Monday, January 16, 2012

Unhappy Coincidences


In the nineteen-fifties, my summer job was with the federal Department of Transport, Air Regulations. All of the inspectors in the office had been pilots during the Second World War.

One of them told me he never returned from a mission with a load of bombs, the danger of explosion on landing too great. The usual recourse was to drop them in the English Channel. This inspector said he preferred to drop them anywhere on German soil.

Sitting in a coffee shop recently, I got into conversation with an elderly woman. She told be she had spent the war in her home town in northern Germany, a place of no strategic value. The locals got so used to the allied aircraft, they could tell from the sound of the engines if it still carried a load of bombs.

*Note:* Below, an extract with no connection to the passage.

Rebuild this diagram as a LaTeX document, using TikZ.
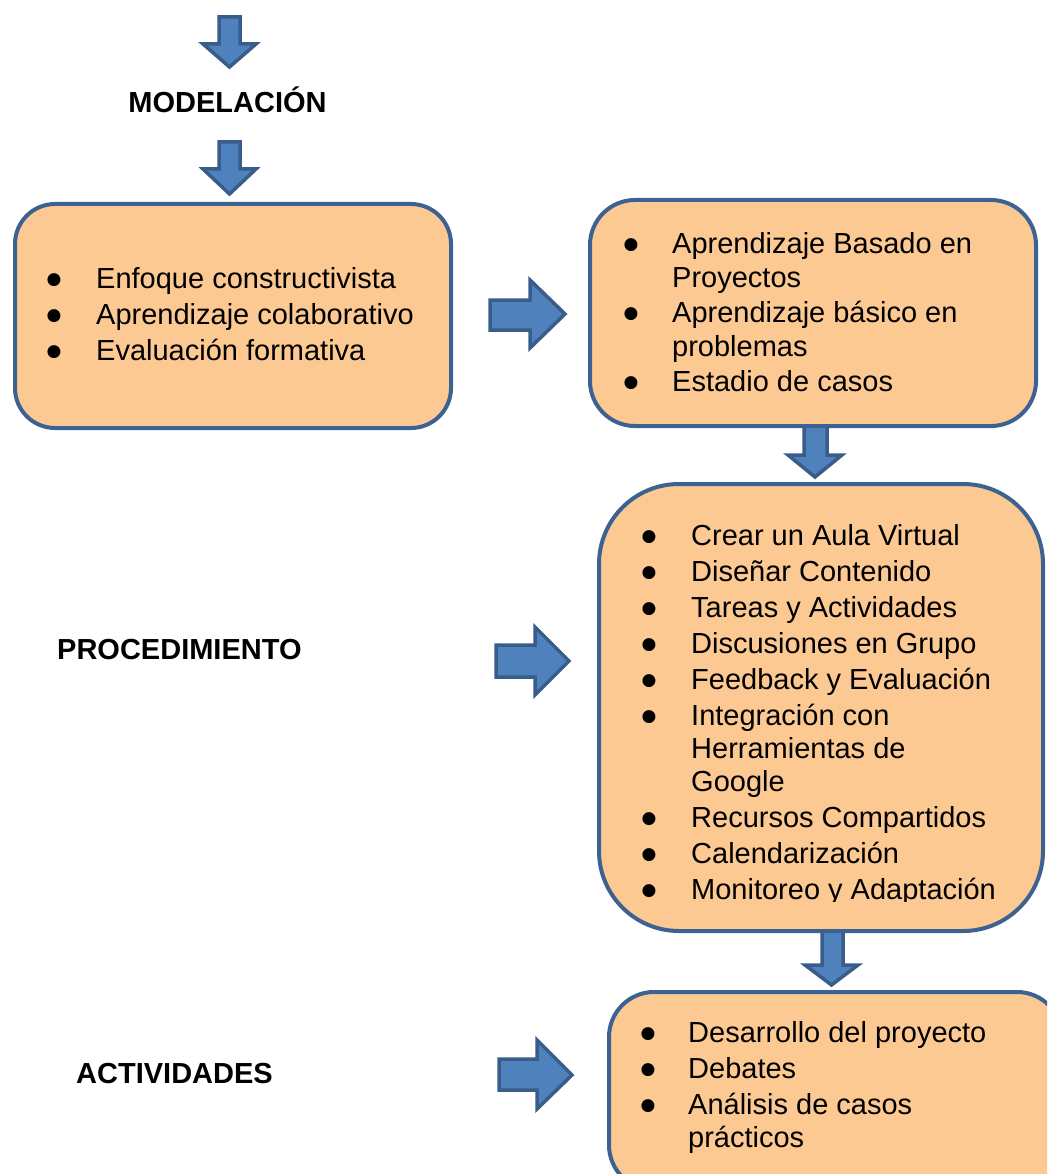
\documentclass[tikz,border=0pt]{standalone}
\usepackage{fontspec}
\setmainfont{Liberation Sans}
\newfontfamily\dejavu{DejaVu Sans}
\definecolor{boxfill}{HTML}{FCC993}
\definecolor{boxline}{HTML}{3C6291}
\definecolor{arrfill}{HTML}{4F81BD}
\definecolor{arrline}{HTML}{385D8A}
\newlength{\itemdx}
\newcommand{\mylist}[2]{\parbox[t]{520pt}{\fontsize{29}{33}\selectfont\setlength{\itemdx}{#1}\setlength{\parindent}{0pt}\setlength{\parskip}{3pt}\raggedright #2}}
\newcommand{\bitem}[1]{\par\hangindent=\itemdx\hangafter=1\makebox[\itemdx][l]{\hspace*{-1.5pt}\raisebox{4pt}{\dejavu\fontsize{17}{17}\selectfont ●}}#1}
\begin{document}
\begin{tikzpicture}[x=1pt,y=-1pt,
  box/.style={draw=boxline, line width=4pt, fill=boxfill, inner sep=0pt},
  blockarrow/.style={draw=arrline, fill=arrfill, line width=3.5pt, line join=miter},
  lbl/.style={font=\fontsize{29}{33}\selectfont\bfseries, inner sep=0pt},
  lst/.style={anchor=base west, inner sep=0pt}]
\useasboundingbox (0,0) rectangle (1047,1174);
\clip (0,0) rectangle (1047,1174);

% block arrows
\draw[blockarrow] (219,17) -- (240,17) -- (240,44) -- (256,44) -- (229.5,67) -- (203,44) -- (219,44) -- cycle;
\draw[blockarrow] (219,142) -- (240,142) -- (240,169) -- (256,169) -- (229.5,194) -- (203,169) -- (219,169) -- cycle;
\draw[blockarrow] (804,426) -- (827,426) -- (827,455) -- (842,455) -- (815,477) -- (788,455) -- (804,455) -- cycle;
\draw[blockarrow] (822,930) -- (843,930) -- (843,965) -- (858,965) -- (831.5,985) -- (805,965) -- (822,965) -- cycle;
\draw[blockarrow] (490,300) -- (530,300) -- (530,280) -- (565,314) -- (530,348) -- (530,330) -- (490,330) -- cycle;
\draw[blockarrow] (496,645) -- (535,645) -- (535,627) -- (569,661) -- (535,695) -- (535,677) -- (496,677) -- cycle;
\draw[blockarrow] (499,1059) -- (537,1059) -- (537,1040) -- (572,1075) -- (537,1109) -- (537,1090) -- (499,1090) -- cycle;

% boxes
\node[box, rounded corners=40pt, minimum width=436pt, minimum height=224pt] (b1) at (233,316) {};
\node[box, rounded corners=45pt, minimum width=446pt, minimum height=226pt] (b2) at (813,313) {};
\node[box, rounded corners=80pt, minimum width=444pt, minimum height=447pt] (b3) at (821,707.5) {};
\node[box, rounded corners=45pt, minimum width=453pt, minimum height=198pt] (b4) at (835.5,1091) {};

% labels
\node[lbl, anchor=base] (modl) at (227.5,113) {MODELACIÓN};
\node[lbl, anchor=base west] (proc) at (57,659) {PROCEDIMIENTO};
\node[lbl, anchor=base west] (acti) at (76,1083) {ACTIVIDADES};

% lists
\node[lst] (t1) at (48,288) {\mylist{48pt}{%
  \bitem{Enfoque constructivista}
  \bitem{Aprendizaje colaborativo}
  \bitem{Evaluación formativa}}};
\node[lst] (t2) at (625,254) {\mylist{47pt}{%
  \bitem{Aprendizaje Basado en\newline Proyectos}
  \bitem{Aprendizaje básico en\newline problemas}
  \bitem{Estadio de casos}}};
\begin{scope}
\clip (599,484) rectangle (1043,901);
\node[lst] (t3) at (643,545) {\mylist{48pt}{%
  \bitem{Crear un Aula Virtual}
  \bitem{Diseñar Contenido}
  \bitem{Tareas y Actividades}
  \bitem{Discusiones en Grupo}
  \bitem{Feedback y Evaluación}
  \bitem{Integración con\newline Herramientas de\newline Google}
  \bitem{Recursos Compartidos}
  \bitem{Calendarización}
  \bitem{Monitoreo y Adaptación}}};
\end{scope}
\node[lst] (t4) at (642,1042) {\mylist{46pt}{%
  \bitem{Desarrollo del proyecto}
  \bitem{Debates}
  \bitem{Análisis de casos\newline prácticos}}};
\end{tikzpicture}
\end{document}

One night, they heard a aircraft returning from an abortive raid on Berlin. The sound of the engines told them it still carried bombs. The bombs were dropped on a nearby town, killing, she said, several thousand people who became part of the 400,000 civilians killed by Allied bombing during that war.

Another such coincidence occurred at a house party in Toronto in 1984. One guest told us that it was on this very night forty years earlier that Canadian bombers destroyed her city. A few minutes later, in another room, I saw a friend I knew flew a bomber during the war. He said he was sad because it was on this very night forty years earlier that his best friend was killed in a bombing mission over Germany.